Les destins croisés de provinciaux issus de toutes les couches sociales, de l'avocat à la fille de ferme, du médecin à la libraire. Tous ont en commun de vivre dans une société corsetée par les convenances où les sentiments ont peu de place, on se fréquente et on se marie entre gens du même monde. L'amour existe bien sûr mais ceux qui se laissent guidés par lui s'exposent aux pires déconvenues, parce qu'il ne dure qu'un temps et laisse alors la place à l'amertume et à la frustration. En ces années d'après-guerre, la femme occupe encore une place secondaire. A la campagne, elle travaille bien sûr, mais en ville, dans la bourgeoisie bien installée, elle se morfond dans sa maison trop grande où elle ne sait que faire puisque les domestiques veillent à tout. Si les plus jeunes font des études, ce n'est que pour occuper une position subalterne, en attendant le bon parti qui fera d'elles des épouses accomplies. Celles qui sortent du carcan imposé sont montrées du doigt, détestées de leurs semblables.

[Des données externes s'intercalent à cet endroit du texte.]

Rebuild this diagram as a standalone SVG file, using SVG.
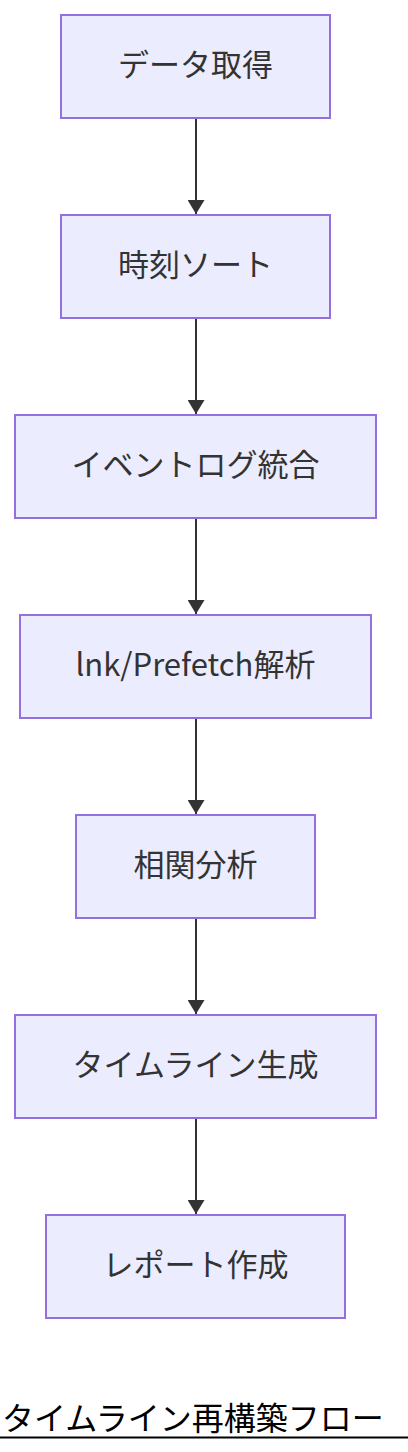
<svg xmlns="http://www.w3.org/2000/svg" width="408" height="1452" viewBox="0 0 408 1452">
<style>
.node rect{fill:#ECECFF;stroke:#9370DB;stroke-width:2}
.node text{font-family:"Noto Sans CJK JP","Noto Sans",sans-serif;font-size:31px;fill:#333;text-anchor:middle;dominant-baseline:central}
.edge{stroke:#333;stroke-width:2;fill:none}
.title{font-family:"Noto Sans CJK JP",sans-serif;font-size:32px;fill:#000}
</style>
<defs>
<marker id="arr" markerWidth="14" markerHeight="17" refX="14" refY="8.5" orient="auto" markerUnits="userSpaceOnUse" viewBox="0 0 14 17">
<path d="M0,0 L14,8.5 L0,17 z" fill="#333"/>
</marker>
</defs>
<rect width="408" height="1452" fill="#fff"/>
<g id="edges">
<path class="edge" d="M196,119 V214" marker-end="url(#arr)"/>
<path class="edge" d="M196,319 V414" marker-end="url(#arr)"/>
<path class="edge" d="M196,519 V614" marker-end="url(#arr)"/>
<path class="edge" d="M196,719 V814" marker-end="url(#arr)"/>
<path class="edge" d="M196,919 V1014" marker-end="url(#arr)"/>
<path class="edge" d="M196,1119 V1214" marker-end="url(#arr)"/>
</g>
<g id="n1" class="node"><rect x="61" y="15" width="269" height="103"/><text x="195.5" y="62.5">データ取得</text></g>
<g id="n2" class="node"><rect x="61" y="215" width="269" height="103"/><text x="195.5" y="262.5">時刻ソート</text></g>
<g id="n3" class="node"><rect x="15" y="415" width="361" height="103"/><text x="195.5" y="462.5">イベントログ統合</text></g>
<g id="n4" class="node"><rect x="20" y="615" width="351" height="103"/><text x="195.5" y="662.5">lnk/Prefetch解析</text></g>
<g id="n5" class="node"><rect x="76" y="815" width="239" height="103"/><text x="195.5" y="862.5">相関分析</text></g>
<g id="n6" class="node"><rect x="15" y="1015" width="361" height="103"/><text x="195.5" y="1062.5">タイムライン生成</text></g>
<g id="n7" class="node"><rect x="46" y="1215" width="299" height="103"/><text x="195.5" y="1262.5">レポート作成</text></g>
<g id="title">
<text class="title" x="2" y="1430">タイムライン再構築フロー</text>
<line x1="0" y1="1437.5" x2="408" y2="1437.5" stroke="#000" stroke-width="2"/>
</g>
</svg>
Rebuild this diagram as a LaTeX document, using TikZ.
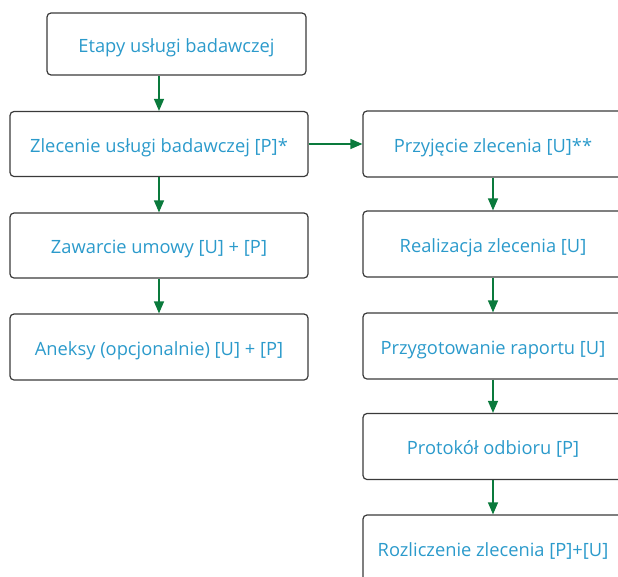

Chroniques douces-amères et surannées d'un monde qui n'est plus, ce Mai en automne est une fresque sociale écrite de main de maître par une Chantal CREUSOT inspirée par les auteurs du passé. Psychologie des personnages finement analysée, désirs, déceptions, colères, frustrations disséquées presque cliniquement, peu d'action mais une pelote de destins, qui connaissent leur lot de drames, de passions, qui se déroule sur trois générations et laisse un goût amer pour ces êtres ballottés par leurs contradictions et leurs lâchetés. Un très grand roman.